Egypt has been negotiating billions of dollars in aid from various lenders to help revive its economy, battered by political and economic upheaval since the 2011 uprising.
It expects this week to clinch final approval for a $12 billion three-year loan from the International Monetary Fund to support an ambitious program of economic reforms.
The Finance Ministry said in a statement the $4 billion placement included a $1.360 billion bond with 4.62 percent interest maturing in Dec. 2017, a $1.320 billion bond with 6.75 percent interest maturing in Nov. 2024, and $1.320 billion bond with 7 percent interest maturing in Nov. 2028.
"This issue comes in the framework of the ministry's commitment to diversify the financing sources for the budget deficit," the statement said.
In a move to boost the country's foreign reserves, the central bank also said it had reached an agreement with a consortium of international banks to use the bonds as the basis for a $2 billion repurchase agreement.
"The central bank initiated a repurchase transaction with a consortium of international banks for a total amount of funding of $2 billion with a maturity of one year," it said in a separate statement.
"This transaction complements a series of measures taken recently in order to unleash the vast potential of the Egyptian economy and instill confidence by normalizing local market conditions and bolstering economic activity."
Egypt's foreign reserves have plummeted from about $36 billion on the eve of the 2011 revolt to about $19 billion in October as it has struggled to lure back tourists and foreign investors put off by years of turbulence.
With its deficit widening, reserves dwindling and a currency black market booming, Egypt has embarked on a series of economic reforms to restore investor confidence that last week saw it take the dramatic step of floating the pound currency.

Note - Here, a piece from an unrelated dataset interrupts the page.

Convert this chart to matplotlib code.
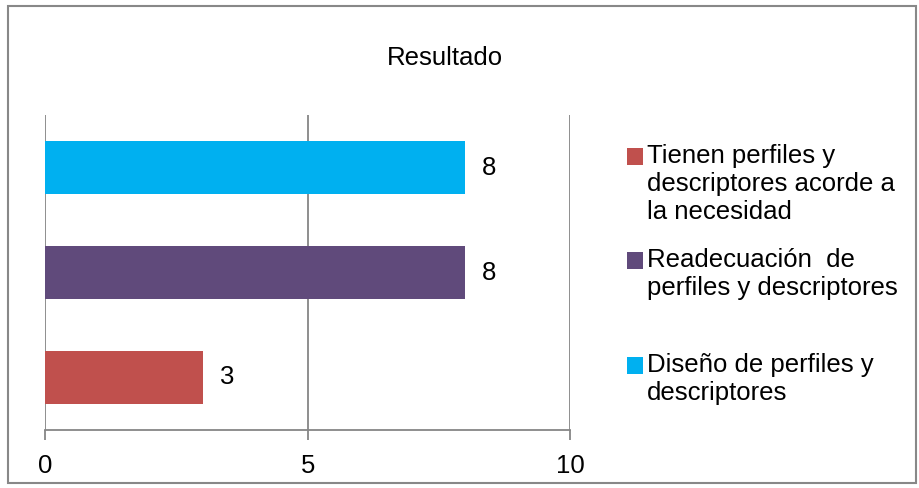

Finance Minister Amr El Garhy said earlier this week that Egypt planned to start a roadshow for a $2-$2.5 billion Eurobond issue in late November. But after the private placement, Garhy appeared on Dubai-based Al Arabiya Television to say that the issue could now be postponed.
"We had plans to start (the roadshow) in the last week of this month, but some changes and volatility happened in the markets," he said. "We are watching closely in order to be sure if we can start in the last week of November or if we will have to — and this is possible — delay."